Llegué como periodista, me voy como repartidor de diarios. No obstante, no hay tristeza, todo lo contrario. En esta aventura he podido trabajar en diferentes oficios, tantos como nunca antes en mi vida, y enfrentarme a los nuevos desafíos ha sido en sí mismo otro desafío. No es claro, una aventura personal, es la aventura de miles y miles de inmigrantes, en esta nación y alrededor del mundo. Porque quien emigra debe enfrentarse a la realidad que encuentra como puede. No hay marcha atrás, ni es posible encontrar mejor ayuda que en sí mismo. Así que lo que no se sabe se aprende, lo que se sabe se potencia y lo que se sueña se convierte en meta.

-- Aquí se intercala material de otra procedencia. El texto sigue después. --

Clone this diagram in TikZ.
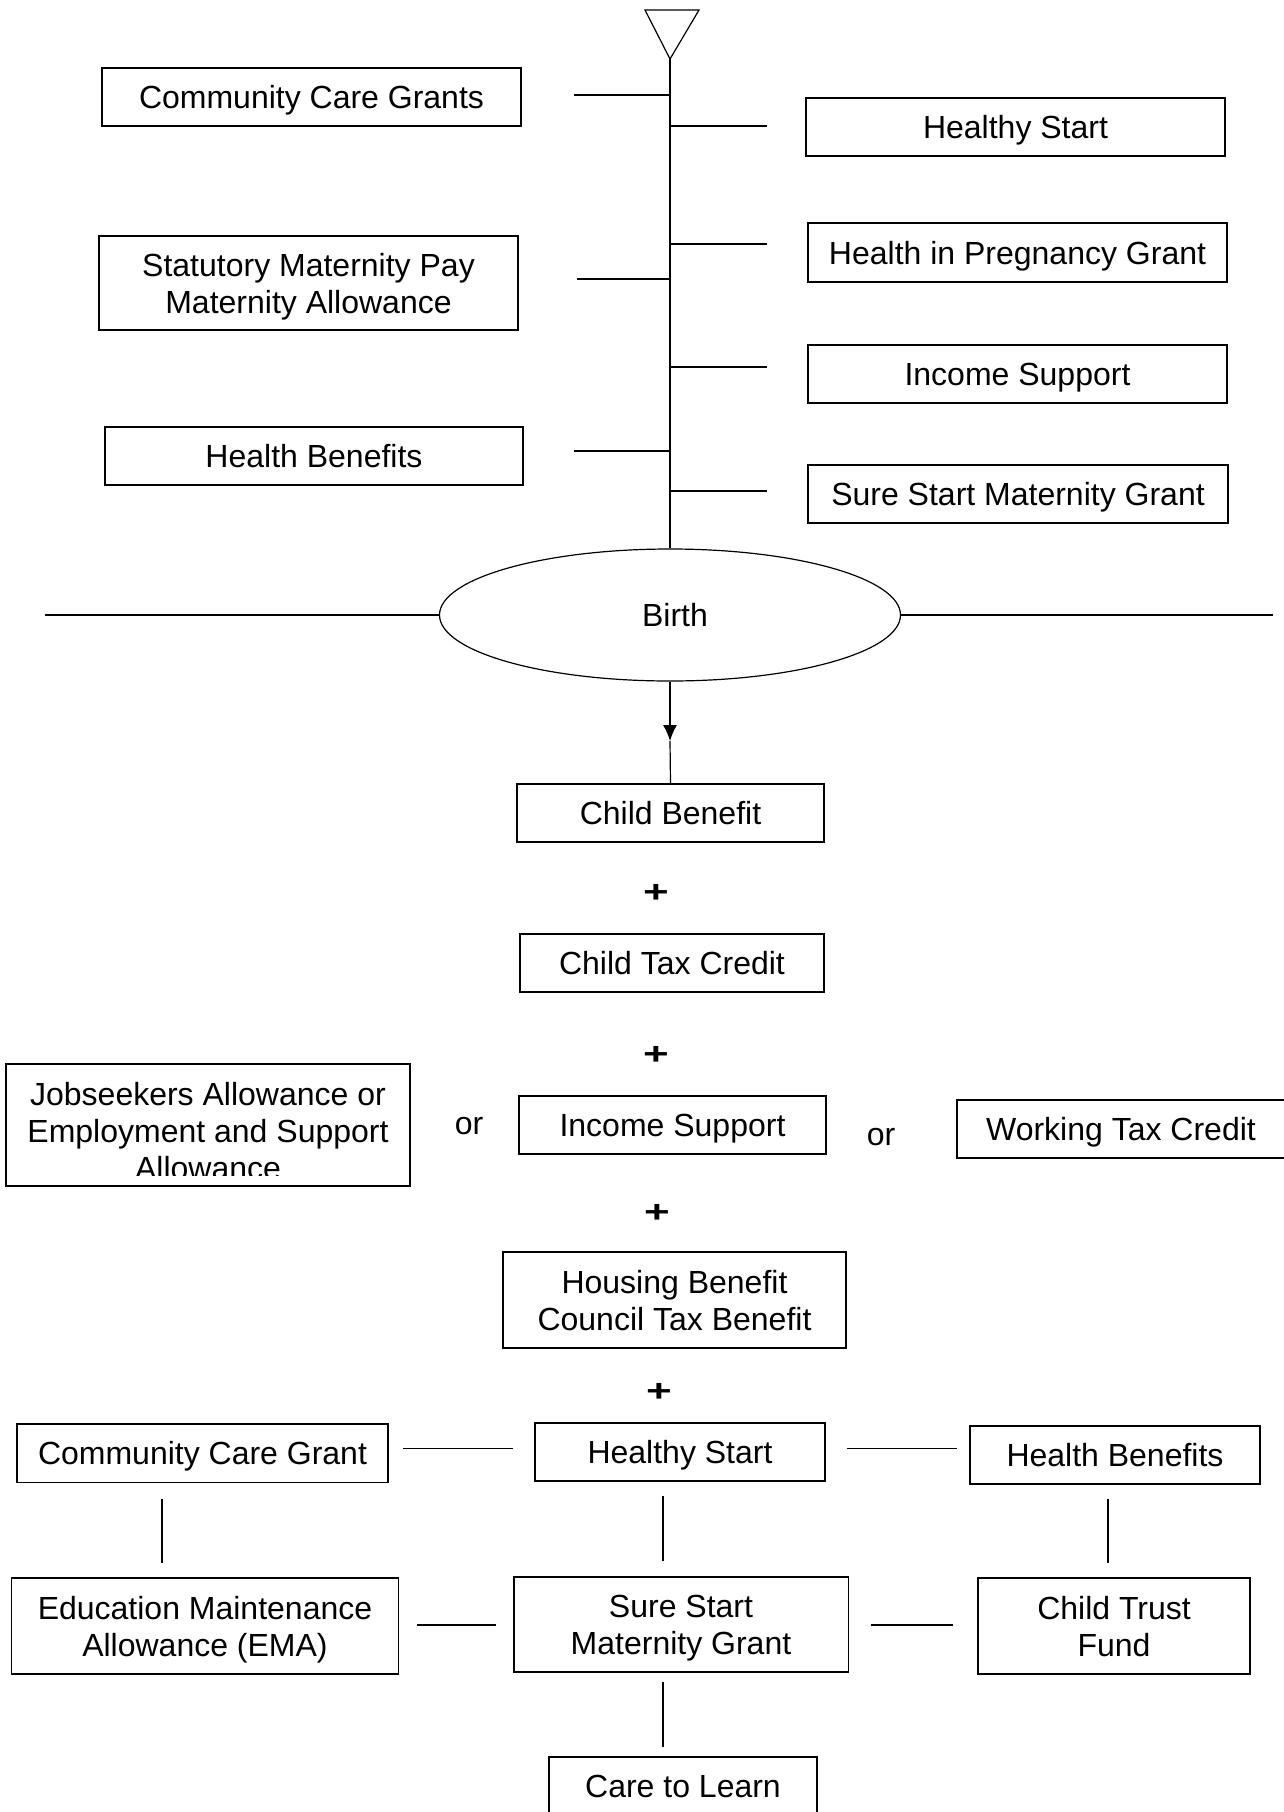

El emigrante es un caminante. Pero no lo hace solo. He podido comprobarlo personalmente en este tiempo, especialmente en lo que podría llamarse la segunda etapa de mi aventura. La ayuda recibida provino en general de personas que no me conocían. A algunos de ellos todavía no los conozco. Pero por todos ellos profundo agradecimiento.
Hay algunos que no puedo dejar de recordar, aunque todos fueron valiosos. Horacio Gauthier y su familia, por ejemplo, quienes sin conocerme me abrieron las puertas de su propia casa para vivir allí algunas semanas. Eduardo Marcovich, su esposa e hijos, mi familia en Randolph. Carlos Alegre, quien posteriormente me dio una oportunidad en su semanario Hispanoclasificados. Luis “Tito” Figueroa, entonces en Atlanta y hoy en Paysandú, quien organizó una red de amigos virtuales que rápidamente reaccionaron en ayuda. Candy Benítez, quien no solamente permitió que fuera contratado por Panera Bread sino que me enseñó el oficio de panadería al estilo gringo. Carolina Baillo, mi compañera de turno nocturno en Panera Bread. Alejandro Gauthier, quien me agasajó innumerables veces con deliciosos menúes y me brindó una amistad sin barreras.

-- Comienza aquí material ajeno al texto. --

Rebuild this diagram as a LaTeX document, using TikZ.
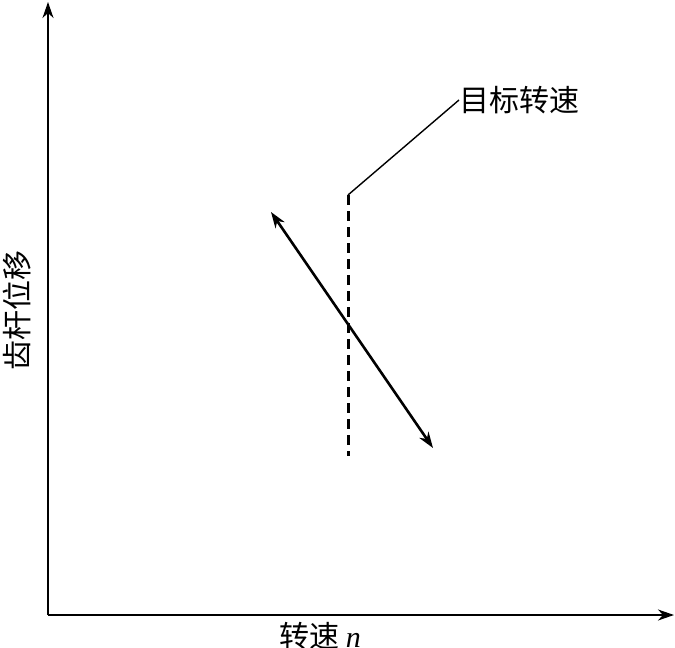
\documentclass[tikz,border=0pt]{standalone}
\usepackage{fontspec}
\newfontfamily\cjk{Noto Sans CJK SC}
\newfontfamily\latinit{Liberation Serif}
\usetikzlibrary{arrows.meta}
\begin{document}
\begin{tikzpicture}[x=1pt,y=-1pt,
  axis/.style={line width=1.8pt,-{Stealth[length=16pt,width=11pt,inset=5pt]}},
  lbl/.style={font=\cjk\fontsize{30}{34}\selectfont,inner sep=0pt},
  dbl/.style={line width=2.6pt,{Stealth[length=16pt,width=11pt,inset=5pt]}-{Stealth[length=16pt,width=11pt,inset=5pt]}},
  dsh/.style={line width=3pt,dash pattern=on 10pt off 6pt},
  lead/.style={line width=1.4pt}]
\useasboundingbox (0,0) rectangle (675,648);
\coordinate (O) at (48,615);
\coordinate (ytip) at (48,2);
\coordinate (xtip) at (674,615);
\draw[axis] (O) -- (ytip);
\draw[axis] (O) -- (xtip);
\node[lbl,rotate=90] (ylab) at (17,310) {齿杆位移};
\node[lbl,anchor=north] (xlab) at (320,622) {转速 {\latinit\itshape n}};
\coordinate (dtop) at (348,195);
\coordinate (dbot) at (348,456);
\draw[dsh] (dtop) -- (dbot);
\node[lbl,anchor=west] (tgt) at (459,100) {目标转速};
\draw[lead] (dtop) -- (tgt.west);
\coordinate (a1) at (271,212);
\coordinate (a2) at (433,448);
\draw[dbl] (a1) -- (a2);
\end{tikzpicture}
\end{document}
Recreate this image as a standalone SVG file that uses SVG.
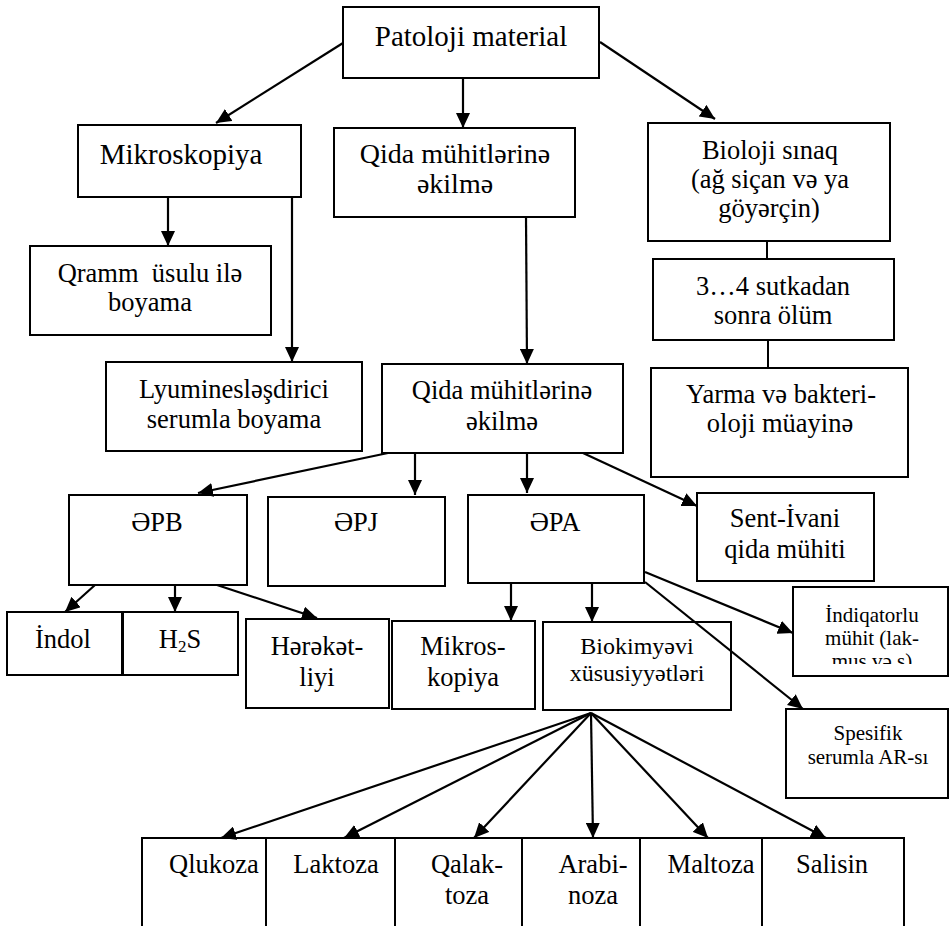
<svg xmlns="http://www.w3.org/2000/svg" width="949" height="926" viewBox="0 0 949 926">
<style>
.box{fill:#fff;stroke:#000;stroke-width:2}
.t{font-family:"Liberation Serif","Times New Roman",serif;font-size:26.5px;text-anchor:middle;fill:#000}
.s{font-size:21px}
.c{stroke:#000;stroke-width:2.2;fill:none;marker-end:url(#ah)}
.ln{stroke:#000;stroke-width:2;fill:none}
</style>
<defs>
<marker id="ah" markerUnits="userSpaceOnUse" markerWidth="15" markerHeight="14" refX="15" refY="7" orient="auto">
<path d="M0,0 L15,7 L0,14 z" fill="#000"/>
</marker>
<clipPath id="clipInd"><rect x="794" y="588" width="153" height="76"/></clipPath>
</defs>
<rect width="949" height="926" fill="#fff"/>

<g id="patoloji">
<rect class="box" x="343" y="7" width="256" height="71"/>
<text class="t" x="471" y="46" style="font-size:29px">Patoloji material</text>
</g>
<g id="mikroskopiya">
<rect class="box" x="78" y="125" width="223" height="72"/>
<text class="t" x="181" y="164" style="font-size:29px">Mikroskopiya</text>
</g>
<g id="qida1">
<rect class="box" x="334" y="128" width="241" height="89"/>
<text class="t" x="455" y="163" style="font-size:28px">Qida mühitlərinə</text>
<text class="t" x="455" y="193" style="font-size:28px">əkilmə</text>
</g>
<g id="bioloji">
<rect class="box" x="648" y="123" width="242" height="118"/>
<text class="t" x="770" y="159">Bioloji sınaq</text>
<text class="t" x="770" y="188">(ağ siçan və ya</text>
<text class="t" x="769" y="217">göyərçin)</text>
</g>
<g id="sutka">
<rect class="box" x="653" y="259" width="241" height="81"/>
<text class="t" x="773" y="295">3…4 sutkadan</text>
<text class="t" x="773" y="324">sonra ölüm</text>
</g>
<g id="yarma">
<rect class="box" x="651" y="368" width="257" height="109"/>
<text class="t" x="781" y="403">Yarma və bakteri-</text>
<text class="t" x="780" y="432">oloji müayinə</text>
</g>
<g id="qramm">
<rect class="box" x="30" y="246" width="241" height="89"/>
<text class="t" x="150" y="282" xml:space="preserve">Qramm  üsulu ilə</text>
<text class="t" x="150" y="311">boyama</text>
</g>
<g id="lyumin">
<rect class="box" x="106" y="362" width="256" height="89"/>
<text class="t" x="234" y="398">Lyuminesləşdirici</text>
<text class="t" x="234" y="428">serumla boyama</text>
</g>
<g id="qida2">
<rect class="box" x="382" y="364" width="241" height="89"/>
<text class="t" x="502" y="399">Qida mühitlərinə</text>
<text class="t" x="502" y="430">əkilmə</text>
</g>
<g id="epb">
<rect class="box" x="69" y="495" width="178" height="90"/>
<text class="t" x="157" y="531">ƏPB</text>
</g>
<g id="epj">
<rect class="box" x="268" y="497" width="177" height="89"/>
<text class="t" x="356" y="531">ƏPJ</text>
</g>
<g id="epa">
<rect class="box" x="468" y="495" width="176" height="88"/>
<text class="t" x="555" y="531">ƏPA</text>
</g>
<g id="sent">
<rect class="box" x="697" y="493" width="177" height="88"/>
<text class="t" x="785" y="527">Sent-İvani</text>
<text class="t" x="785" y="558">qida mühiti</text>
</g>
<g id="indol">
<rect class="box" x="7" y="612" width="115" height="63"/>
<text class="t" x="63" y="648">İndol</text>
</g>
<g id="h2s">
<rect class="box" x="123" y="612" width="115" height="63"/>
<text class="t" x="180" y="648">H<tspan style="font-size:17px" dy="4">2</tspan><tspan dy="-4">S</tspan></text>
</g>
<g id="hereket">
<rect class="box" x="246" y="619" width="143" height="89"/>
<text class="t" x="317" y="655">Hərəkət-</text>
<text class="t" x="317" y="686">liyi</text>
</g>
<g id="mikros">
<rect class="box" x="392" y="621" width="143" height="88"/>
<text class="t" x="463" y="655">Mikros-</text>
<text class="t" x="463" y="686">kopiya</text>
</g>
<g id="biokim">
<rect class="box" x="543" y="622" width="188" height="88"/>
<text class="t" x="637" y="654" style="font-size:24px">Biokimyəvi</text>
<text class="t" x="637" y="681" style="font-size:24px">xüsusiyyətləri</text>
</g>
<g id="indiqator">
<rect class="box" x="793" y="587" width="155" height="89"/>
<g clip-path="url(#clipInd)">
<text class="t s" x="872" y="622">İndiqatorlu</text>
<text class="t s" x="872" y="645">mühit (lak-</text>
<text class="t s" x="872" y="668">mus və s)</text>
</g>
</g>
<g id="spesifik">
<rect class="box" x="786" y="709" width="162" height="89"/>
<text class="t s" x="868" y="740">Spesifik</text>
<text class="t s" x="868" y="764">serumla AR-sı</text>
</g>
<g id="qlukoza">
<rect class="box" x="142" y="838" width="124" height="100"/>
<text class="t" x="214" y="873">Qlukoza</text>
</g>
<g id="laktoza">
<rect class="box" x="266" y="838" width="129" height="100"/>
<text class="t" x="336" y="873">Laktoza</text>
</g>
<g id="qalaktoza">
<rect class="box" x="395" y="838" width="127" height="100"/>
<text class="t" x="467" y="873">Qalak-</text>
<text class="t" x="467" y="904">toza</text>
</g>
<g id="arabinoza">
<rect class="box" x="522" y="838" width="118" height="100"/>
<text class="t" x="593" y="873">Arabi-</text>
<text class="t" x="593" y="904">noza</text>
</g>
<g id="maltoza">
<rect class="box" x="640" y="838" width="122" height="100"/>
<text class="t" x="711" y="873">Maltoza</text>
</g>
<g id="salisin">
<rect class="box" x="762" y="838" width="142" height="100"/>
<text class="t" x="832" y="873">Salisin</text>
</g>

<g id="connectors">
<line class="c" x1="343" y1="43" x2="216" y2="123"/>
<line class="c" x1="463" y1="78" x2="463" y2="128"/>
<line class="c" x1="600" y1="42" x2="715" y2="119"/>
<line class="c" x1="168" y1="197" x2="168" y2="246"/>
<line class="c" x1="292" y1="198" x2="292" y2="362"/>
<line class="c" x1="526" y1="217" x2="527" y2="364"/>
<line class="ln" x1="767" y1="241" x2="767" y2="259"/>
<line class="ln" x1="768" y1="340" x2="768" y2="368"/>
<line class="c" x1="388" y1="453" x2="198" y2="493"/>
<line class="c" x1="415" y1="453" x2="415" y2="495"/>
<line class="c" x1="527" y1="453" x2="527" y2="493"/>
<line class="c" x1="583" y1="453" x2="697" y2="506"/>
<line class="c" x1="95" y1="585" x2="65" y2="612"/>
<line class="c" x1="175" y1="585" x2="175" y2="612"/>
<line class="c" x1="217" y1="585" x2="317" y2="618"/>
<line class="c" x1="511" y1="583" x2="511" y2="621"/>
<line class="c" x1="592" y1="583" x2="592" y2="622"/>
<line class="c" x1="645" y1="572" x2="793" y2="633"/>
<line class="c" x1="645" y1="582" x2="803" y2="709"/>
<line class="c" x1="591" y1="713" x2="221" y2="838"/>
<line class="c" x1="591" y1="713" x2="344" y2="838"/>
<line class="c" x1="591" y1="713" x2="474" y2="838"/>
<line class="c" x1="591" y1="713" x2="593" y2="838"/>
<line class="c" x1="591" y1="713" x2="708" y2="838"/>
<line class="c" x1="591" y1="713" x2="826" y2="838"/>
</g>
</svg>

Allá en Paysandú también hay quienes me han dado una mano, una ayuda. Eugenio Schneider, por ejemplo. O Raúl Rodríguez. Ahora que toca una Retirada que al mismo tiempo es presentación, no puedo dejar de reconocer una vez más a diario EL TELEGRAFO por permitir la publicación de esta columna, y claro está, a todos quienes la hayan leído, sea una vez, sea cada semana.
Vuelvo a mi lugar, a mi gente, a mi espacio. Pero claro, no será lo mismo, porque cuando salí nada quedó congelado en el tiempo, sino que la vida allá continuó.

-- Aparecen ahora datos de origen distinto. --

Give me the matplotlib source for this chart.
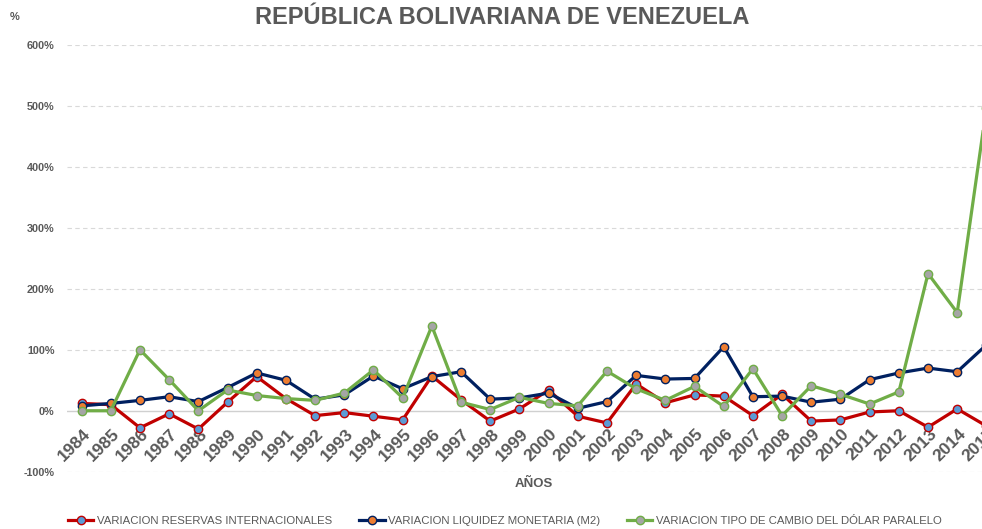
import numpy as np
import matplotlib.pyplot as plt
from matplotlib.transforms import ScaledTranslation

plt.rcParams['font.family'] = ['Liberation Sans', 'DejaVu Sans']

years = list(range(1984, 2016))
reservas = [12, 10, -28, -5, -30, 14, 56, 20, -8, -3, -9, -15, 57, 18, -17, 3,
            34, -9, -20, 44, 13, 26, 24, -8, 27, -17, -15, -2, 0, -27, 3, -25]
liquidez = [8, 12, 17, 23, 15, 38, 62, 50, 19, 26, 57, 36, 56, 64, 19, 21,
            29, 4, 15, 58, 52, 53, 105, 23, 24, 14, 19, 51, 62, 70, 64, 108]
dolar = [0, 0, 100, 51, 0, 34, 25, 20, 17, 29, 67, 21, 139, 14, 2, 22,
         12, 8, 65, 36, 17, 40, 7, 69, -8, 41, 27, 11, 31, 225, 161, 497]
labels = ['VARIACION RESERVAS INTERNACIONALES',
          'VARIACION LIQUIDEZ MONETARIA (M2)',
          'VARIACION TIPO DE CAMBIO DEL DÓLAR PARALELO']

GREY = '#595959'
W, H = 982, 529

fig = plt.figure(figsize=(W / 100, H / 100), dpi=100)
# plot area runs past the right edge of the figure, so 2015 is cut off
ax = fig.add_axes([67 / W, 1 - 471.7 / H, 934 / W, (471.7 - 45) / H])
x = np.arange(len(years))
ax.set_xlim(-0.5, len(years) - 0.5)
ax.set_ylim(-100, 600)

yt = list(range(-100, 700, 100))
for v in yt:
    if v == 0:
        ax.axhline(v, color='#D0D0D0', lw=1.0, zorder=1)
    else:
        ax.axhline(v, color='#D9D9D9', lw=0.8, ls=(0, (4, 3)), zorder=1)
ax.set_yticks(yt)
ax.set_yticklabels([f'{v}%' for v in yt], fontsize=7.8, fontweight='bold', color=GREY)
ax.tick_params(axis='y', length=0, pad=9)
ax.set_xticks([])
for s in ax.spines.values():
    s.set_visible(False)

# year labels hang off the 0% line
off = ScaledTranslation(1 / 100, -15 / 100, fig.dpi_scale_trans)
for i, yr in enumerate(years):
    ax.text(i, 0, str(yr), transform=ax.transData + off, rotation=45,
            rotation_mode='anchor', ha='right', va='top', fontsize=12.5,
            fontweight='bold', color=GREY, clip_on=False)

style = dict(lw=2.3, marker='o', ms=6, mew=1)
l1, = ax.plot(x, reservas, color='#C00000', mfc='#5B9BD5', mec='#C00000', zorder=3, **style)
l2, = ax.plot(x, liquidez, color='#002060', mfc='#ED7D31', mec='#002060', zorder=4, **style)
l3, = ax.plot(x, dolar, color='#70AD47', mfc='#A5A5A5', mec='#70AD47', zorder=5, **style)

fig.text(502 / W, 1 - 17 / H, 'REPÚBLICA BOLIVARIANA DE VENEZUELA', ha='center', va='center',
         fontsize=17, fontweight='bold', color=GREY)
fig.text(15 / W, 1 - 17 / H, '%', ha='center', va='center', fontsize=8,
         fontweight='bold', color=GREY)
fig.text(534 / W, 1 - 484 / H, 'AÑOS', ha='center', va='center', fontsize=9.5,
         fontweight='bold', color=GREY)

leg = fig.legend([l1, l2, l3], labels, loc='center', bbox_to_anchor=(505 / W, 1 - 521 / H),
                 ncol=3, frameon=False, fontsize=8.2, handlelength=2.2, handletextpad=0.3,
                 columnspacing=2.4, labelcolor=GREY)

fig.savefig('out.png', dpi=100)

Habrá nuevas construcciones, nuevos comercios, nuevas empresas, nuevas parejas, nuevas separaciones, nuevos logros, nuevos dolores. Habrá que ponerse al día, lo que siempre es un volver a empezar.
Yo mismo vuelvo diferente, porque la vida ha continuado aquí también. Lo bueno es saber que las transformaciones forman parte de la vida cotidiana y que hemos podido aprovecharlas.
Vuelvo, con más experiencia, con la valija cargada de vivencias. Y también con la certeza de que el verdadero viaje del inmigrante es al fondo de su propia alma, aunque para llegar a ese destino hay que irse muchas veces al otro lado del mundo. Solo abandonando todo paisaje conocido se puede conocerse a sí mismo, comprender sus limitaciones, aceptar sus miedos, descubrir sus fortalezas, reencontrar su humildad, recomponer su orgullo.
Pero claro, inmigrante se es. Y si hoy se siente nostalgia por el paisito, mañana la nostalgia será por la tierra ajena que uno transitó como propia durante algún tiempo. Bien cierto es entonces lo ya expresado con prístina claridad por Facundo Cabral. El inmigrante se convierte en alguien que no es de aquí, pero tampoco es de allá. En definitiva, nadie es perfecto. Aunque esa, esa es otra historia.